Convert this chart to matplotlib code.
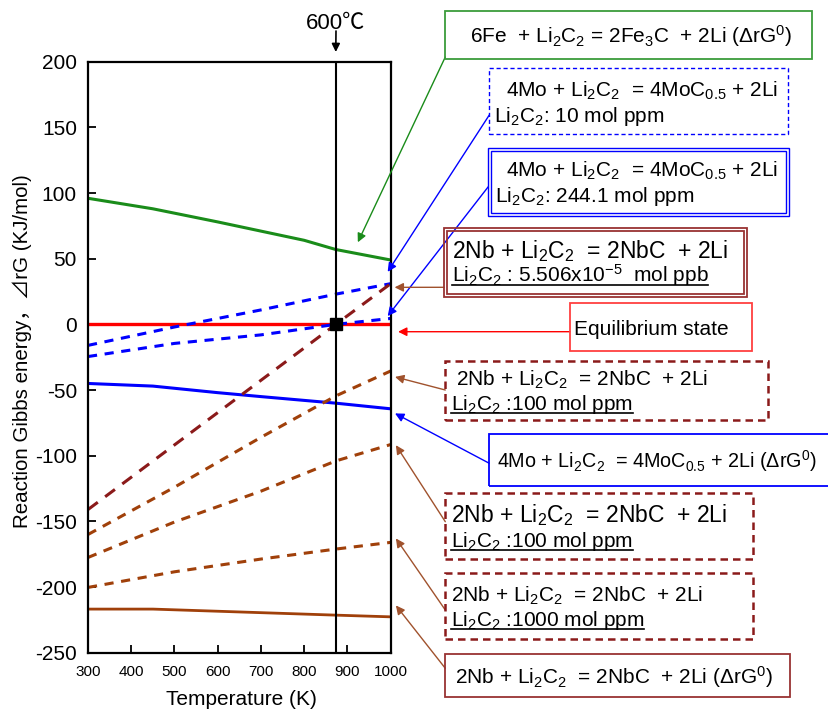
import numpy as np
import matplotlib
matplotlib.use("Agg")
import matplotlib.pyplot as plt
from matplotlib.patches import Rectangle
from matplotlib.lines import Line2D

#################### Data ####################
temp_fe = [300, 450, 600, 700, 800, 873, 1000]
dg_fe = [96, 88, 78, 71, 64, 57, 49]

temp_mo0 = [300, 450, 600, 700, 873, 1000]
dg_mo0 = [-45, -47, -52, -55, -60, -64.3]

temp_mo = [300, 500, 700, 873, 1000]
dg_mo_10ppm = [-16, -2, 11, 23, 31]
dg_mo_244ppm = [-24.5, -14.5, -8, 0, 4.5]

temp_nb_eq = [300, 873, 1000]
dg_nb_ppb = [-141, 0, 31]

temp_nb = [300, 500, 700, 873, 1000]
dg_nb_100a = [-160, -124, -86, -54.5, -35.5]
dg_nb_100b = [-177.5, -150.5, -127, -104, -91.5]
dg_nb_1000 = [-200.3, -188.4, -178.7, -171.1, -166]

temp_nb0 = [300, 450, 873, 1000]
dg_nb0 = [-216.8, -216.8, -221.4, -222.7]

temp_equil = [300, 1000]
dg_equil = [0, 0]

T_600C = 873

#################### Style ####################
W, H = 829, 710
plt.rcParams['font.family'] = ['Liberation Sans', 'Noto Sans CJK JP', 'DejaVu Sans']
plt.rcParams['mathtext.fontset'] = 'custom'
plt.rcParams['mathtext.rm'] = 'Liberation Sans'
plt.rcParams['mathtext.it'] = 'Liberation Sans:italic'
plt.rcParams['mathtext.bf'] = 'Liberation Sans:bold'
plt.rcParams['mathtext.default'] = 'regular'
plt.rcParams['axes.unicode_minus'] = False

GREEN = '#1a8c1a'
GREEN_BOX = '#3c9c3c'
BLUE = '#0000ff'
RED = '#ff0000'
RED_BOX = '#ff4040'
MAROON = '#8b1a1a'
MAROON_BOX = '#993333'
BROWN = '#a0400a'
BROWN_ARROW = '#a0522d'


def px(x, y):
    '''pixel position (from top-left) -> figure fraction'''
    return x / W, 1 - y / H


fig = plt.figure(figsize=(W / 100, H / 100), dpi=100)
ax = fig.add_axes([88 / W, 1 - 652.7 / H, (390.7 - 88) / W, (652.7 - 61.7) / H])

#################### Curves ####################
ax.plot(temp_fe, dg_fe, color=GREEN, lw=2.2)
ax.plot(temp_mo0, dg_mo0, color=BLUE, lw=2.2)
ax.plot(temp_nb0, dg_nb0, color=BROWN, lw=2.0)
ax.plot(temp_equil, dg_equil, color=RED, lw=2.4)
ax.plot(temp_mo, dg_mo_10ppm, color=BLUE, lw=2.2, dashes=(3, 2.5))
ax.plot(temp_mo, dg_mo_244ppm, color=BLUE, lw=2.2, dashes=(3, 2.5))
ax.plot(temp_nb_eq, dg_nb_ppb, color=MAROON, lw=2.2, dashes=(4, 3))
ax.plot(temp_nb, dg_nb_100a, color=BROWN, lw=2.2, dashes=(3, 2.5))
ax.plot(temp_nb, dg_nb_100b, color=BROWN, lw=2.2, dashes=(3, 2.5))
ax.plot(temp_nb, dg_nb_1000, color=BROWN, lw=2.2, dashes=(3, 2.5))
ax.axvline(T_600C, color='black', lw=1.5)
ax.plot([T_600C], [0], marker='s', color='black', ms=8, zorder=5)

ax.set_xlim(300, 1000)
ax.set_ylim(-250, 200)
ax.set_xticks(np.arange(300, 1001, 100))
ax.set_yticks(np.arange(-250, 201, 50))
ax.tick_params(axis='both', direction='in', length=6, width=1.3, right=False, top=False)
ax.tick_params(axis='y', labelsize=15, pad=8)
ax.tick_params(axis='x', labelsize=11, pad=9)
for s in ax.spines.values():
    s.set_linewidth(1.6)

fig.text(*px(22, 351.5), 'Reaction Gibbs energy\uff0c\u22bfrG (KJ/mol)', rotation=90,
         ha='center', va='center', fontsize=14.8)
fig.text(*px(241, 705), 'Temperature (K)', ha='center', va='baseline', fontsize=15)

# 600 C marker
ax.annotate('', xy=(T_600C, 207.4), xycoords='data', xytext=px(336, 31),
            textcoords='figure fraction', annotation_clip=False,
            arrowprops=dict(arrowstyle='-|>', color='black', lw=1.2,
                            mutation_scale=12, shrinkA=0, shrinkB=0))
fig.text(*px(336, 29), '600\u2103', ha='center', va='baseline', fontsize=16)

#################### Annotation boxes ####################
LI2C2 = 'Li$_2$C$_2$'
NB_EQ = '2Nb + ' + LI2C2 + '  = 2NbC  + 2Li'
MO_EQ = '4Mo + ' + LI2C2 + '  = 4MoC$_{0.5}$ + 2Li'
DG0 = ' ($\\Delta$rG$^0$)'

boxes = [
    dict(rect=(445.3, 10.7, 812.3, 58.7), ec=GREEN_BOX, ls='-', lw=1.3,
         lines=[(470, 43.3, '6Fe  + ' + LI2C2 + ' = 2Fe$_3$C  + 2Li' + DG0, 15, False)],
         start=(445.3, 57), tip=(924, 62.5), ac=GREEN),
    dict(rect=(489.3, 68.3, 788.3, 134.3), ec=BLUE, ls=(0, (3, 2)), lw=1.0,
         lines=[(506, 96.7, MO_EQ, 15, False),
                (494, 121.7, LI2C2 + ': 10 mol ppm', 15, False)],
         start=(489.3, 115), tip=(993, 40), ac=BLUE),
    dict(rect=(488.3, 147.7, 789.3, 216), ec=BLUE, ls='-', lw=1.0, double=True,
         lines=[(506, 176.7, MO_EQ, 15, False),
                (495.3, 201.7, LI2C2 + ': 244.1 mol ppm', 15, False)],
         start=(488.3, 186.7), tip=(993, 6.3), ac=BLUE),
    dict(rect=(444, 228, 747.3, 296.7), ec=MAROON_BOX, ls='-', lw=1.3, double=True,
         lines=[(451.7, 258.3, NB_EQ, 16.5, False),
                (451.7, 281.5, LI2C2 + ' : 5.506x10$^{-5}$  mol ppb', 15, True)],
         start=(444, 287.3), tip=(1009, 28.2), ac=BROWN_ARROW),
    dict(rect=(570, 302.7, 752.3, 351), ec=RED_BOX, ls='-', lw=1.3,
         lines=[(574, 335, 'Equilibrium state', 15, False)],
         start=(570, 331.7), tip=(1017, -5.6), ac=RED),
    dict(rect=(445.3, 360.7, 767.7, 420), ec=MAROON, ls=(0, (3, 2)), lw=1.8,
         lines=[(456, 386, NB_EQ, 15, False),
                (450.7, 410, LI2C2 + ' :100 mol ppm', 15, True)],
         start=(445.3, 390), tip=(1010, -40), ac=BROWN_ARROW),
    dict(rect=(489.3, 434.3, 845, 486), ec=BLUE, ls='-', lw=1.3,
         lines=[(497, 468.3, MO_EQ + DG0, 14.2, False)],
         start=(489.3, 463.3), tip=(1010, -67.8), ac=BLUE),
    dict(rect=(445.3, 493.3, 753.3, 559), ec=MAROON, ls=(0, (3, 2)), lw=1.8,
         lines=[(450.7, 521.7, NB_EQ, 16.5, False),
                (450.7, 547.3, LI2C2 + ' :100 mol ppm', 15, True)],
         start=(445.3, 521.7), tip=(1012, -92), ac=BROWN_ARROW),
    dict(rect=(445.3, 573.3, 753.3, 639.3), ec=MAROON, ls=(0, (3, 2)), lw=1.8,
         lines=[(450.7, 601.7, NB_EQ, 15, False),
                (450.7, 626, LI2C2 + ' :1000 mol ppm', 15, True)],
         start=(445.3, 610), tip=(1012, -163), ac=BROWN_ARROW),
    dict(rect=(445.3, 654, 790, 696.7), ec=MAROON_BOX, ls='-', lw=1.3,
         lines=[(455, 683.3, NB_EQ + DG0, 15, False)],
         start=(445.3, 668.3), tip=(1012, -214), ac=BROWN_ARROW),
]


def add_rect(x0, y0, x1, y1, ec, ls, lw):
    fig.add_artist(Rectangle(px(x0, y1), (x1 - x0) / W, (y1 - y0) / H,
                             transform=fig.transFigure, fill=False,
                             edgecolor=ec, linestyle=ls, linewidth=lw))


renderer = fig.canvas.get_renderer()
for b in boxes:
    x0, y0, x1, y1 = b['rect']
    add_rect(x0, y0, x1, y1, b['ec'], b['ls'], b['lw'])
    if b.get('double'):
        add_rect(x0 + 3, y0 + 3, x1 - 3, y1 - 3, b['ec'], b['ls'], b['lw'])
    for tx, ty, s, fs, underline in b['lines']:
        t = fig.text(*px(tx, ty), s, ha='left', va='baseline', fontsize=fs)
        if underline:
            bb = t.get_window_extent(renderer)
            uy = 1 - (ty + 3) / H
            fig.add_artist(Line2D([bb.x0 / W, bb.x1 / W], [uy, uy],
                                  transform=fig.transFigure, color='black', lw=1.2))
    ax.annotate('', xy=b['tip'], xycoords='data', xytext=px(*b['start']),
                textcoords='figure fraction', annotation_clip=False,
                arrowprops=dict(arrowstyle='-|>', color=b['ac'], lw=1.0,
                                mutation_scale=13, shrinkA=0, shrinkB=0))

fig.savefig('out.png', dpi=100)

## Requirements
Repeat only the lines between the start of the data and the line with "from matplotlib.lines import Line2D", including those two lines, and skip the pictures.

## Output of the task
Convert this chart to matplotlib code.
import numpy as np
import matplotlib
matplotlib.use("Agg")
import matplotlib.pyplot as plt
from matplotlib.patches import Rectangle
from matplotlib.lines import Line2D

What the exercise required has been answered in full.